FLT3受容体型チロシンキナーゼは、信号形質導入と呼ばれるプロセスによって、細胞内部に細胞表面からの信号を送りますが、このFLT3遺伝子変異によって、未熟な白血球が増殖し、癌化する事で白血病を発症します。
〔全国バイオテクノロジー情報(米国医学図書館)センター/ゲノム情報装飾ページより〕
同剤は、腫瘍の増殖に関与するFLT3を介したシグナル伝達を阻害して、更に、AXLの介在による薬剤耐性を阻止する事で、腫瘍の増殖と逃避を抑制すると考えられている。
本剤は1日1回120mgを経口投与する。
FLT3を単独で阻害する薬剤は欧州で承認されているが、本剤のようにFLT3/AXLを同時に標的とした薬剤は、海外ではまだ承認されていない。
AXL遺伝子は、第19番染色体に存在する形質転換遺伝子で、近年の研究で、このAXLが作り出すタンパク質(酵素)が、ヒトの免疫細胞から癌細胞を逃避させ、抗がん剤に対する薬物耐性を促進させる因子として浮上し、予後不良の癌へと変化させる事が分かって来た。
〔引用元:腫瘍細胞の可塑性および治療抵抗性におけるAXL受容体チロシンキナーゼの役割<2017,腫瘍微小環境のバイオマーカーの研究:Davidsen、KjerstiT。 Haaland、Gry S。 Lie、Maria K。 Lorens、James B.(ISBN 978-3-319-39147-2)〕
AXL遺伝子が発するシグナルは、第一選択抗がん剤の特徴を記憶し、
再発時の癌細胞の治療抵抗性を生み出し
癌細胞の生存率と転移を増幅する役割を担っていると考えられている。
癌細胞のDNAを攻撃する事がこれまでの抗がん剤だったが、新たに
(同時に)AXLの働きを阻止する事で治療成績の向上が期待される。
AXLの活動増加は、肺癌、乳癌、膵臓癌、卵巣癌、結腸癌、及び悪性黒色腫を含む多数の癌に関連しており、特に生存率の低い癌と強い相関がある事が示されている。

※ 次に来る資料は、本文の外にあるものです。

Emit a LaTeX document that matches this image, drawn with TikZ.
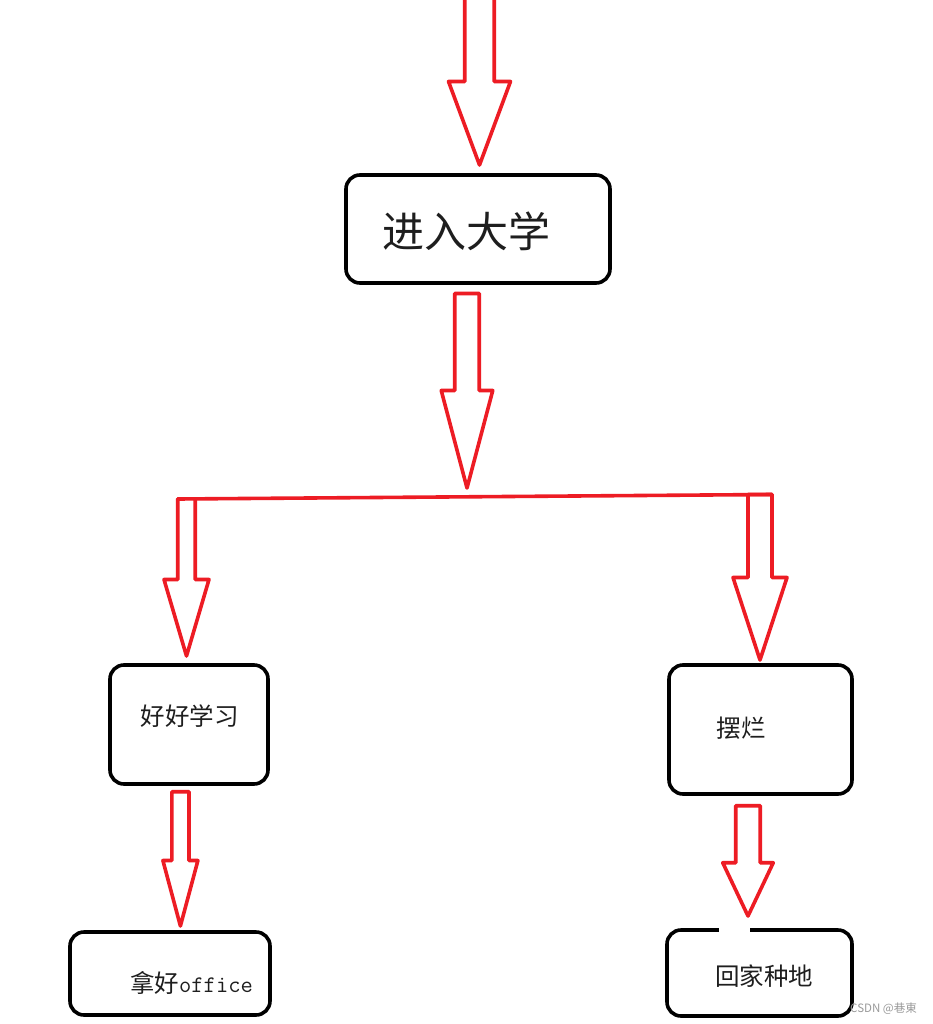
\documentclass[tikz,border=0pt]{standalone}
\usepackage{fontspec}
\newfontfamily\cjk{Noto Sans CJK SC}
\definecolor{paintred}{HTML}{ED1C24}
\definecolor{txt}{HTML}{1E1E1E}
\definecolor{wm}{HTML}{9A9A9A}
\tikzset{
  box/.style={draw=black, line width=3.6pt, rounded corners=14pt, inner sep=0pt, fill=white},
  redline/.style={draw=paintred, line width=3.6pt, line join=round, line cap=round},
  label/.style={text=txt, inner sep=0pt, anchor=base},
}
% #1 cx, #2 top y, #3 shaft half width, #4 head y, #5 head half width, #6 tip y
\newcommand\closedarrow[6]{%
  \draw[redline] ({#1-#3},#2) -- ({#1-#3},#4) -- ({#1-#5},#4) -- (#1,#6) -- ({#1+#5},#4) -- ({#1+#3},#4) -- ({#1+#3},#2) -- cycle;}
\newcommand\openarrow[6]{%
  \draw[redline] ({#1-#3},#2) -- ({#1-#3},#4) -- ({#1-#5},#4) -- (#1,#6) -- ({#1+#5},#4) -- ({#1+#3},#4) -- ({#1+#3},#2);}
\begin{document}
\begin{tikzpicture}[x=1pt, y=-1pt]
\useasboundingbox (0,0) rectangle (933,1024);
\fill[white] (0,0) rectangle (933,1024);

% boxes
\node[box, minimum width=264pt, minimum height=108pt] (uni) at (478,229) {};
\node[box, minimum width=158pt, minimum height=119pt] (study) at (189,724.5) {};
\node[box, minimum width=183pt, minimum height=129pt] (slack) at (760.5,729.5) {};
\node[box, minimum width=200pt, minimum height=83pt] (office) at (170,973.5) {};
\node[box, minimum width=185pt, minimum height=86pt] (farm) at (759.5,973) {};
\draw[white, line width=5pt] (719,930) -- (750,930);

% texts
\node[label, font=\cjk\fontsize{42}{42}\selectfont] (tuni) at (466.7,247.7) {进入大学};
\node[label, font=\cjk\fontsize{24.5}{24.5}\selectfont] (tstudy) at (189.5,725.3) {好好学习};
\node[label, font=\cjk\fontsize{24.5}{24.5}\selectfont] (tslack) at (741,737.3) {摆烂};
\node[label, font=\cjk\fontsize{24.5}{24.5}\selectfont] (toffice) at (191.5,992.8) {拿好{\ttfamily\fontsize{23.8}{24}\selectfont office}};
\node[label, font=\cjk\fontsize{24.5}{24.5}\selectfont] (tfarm) at (764,985.8) {回家种地};
\node[text=wm, inner sep=0pt, anchor=base, font=\cjk\fontsize{11.5}{11.5}\selectfont] (wmark) at (883.5,1012) {CSDN @巷東};

% arrows
\openarrow{479.5}{-5}{14.75}{81.5}{31}{165}
\closedarrow{467}{293.5}{12.25}{390.5}{25.75}{488}
\coordinate (bl) at (177.75,499);
\coordinate (br) at (772,494.5);
\draw[redline] (bl) -- (br);
\openarrow{186.5}{499}{8.75}{579.5}{22.5}{656}
\closedarrow{760}{494.5}{12}{577.5}{27}{660}
\closedarrow{180.4}{791.75}{8.6}{860.5}{17.5}{926}
\closedarrow{748}{805.75}{12.25}{862.75}{25.25}{916}
\end{tikzpicture}
\end{document}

〔https://www.ncbi.nlm.nih.gov/pmc/articles/PMC1501169/肺腺癌におけるAxlの発現および腫瘍進行との相関(PMC1501169:2005年12月7日==米国医学図書館/国立衛生研究所)〕
腫瘍微小環境で合図(シグナル発信)しているAXLは、複数のメカニズムによって腫瘍進行を進めます。
腫瘍と間質独房で合図しているAXLは、免疫抑制、ガン幹細胞表現型、治療に対する抵抗、増殖、上皮間葉転換(EMT)、転移とアポトーシスに対する抵抗を促進する事ができると考えられている。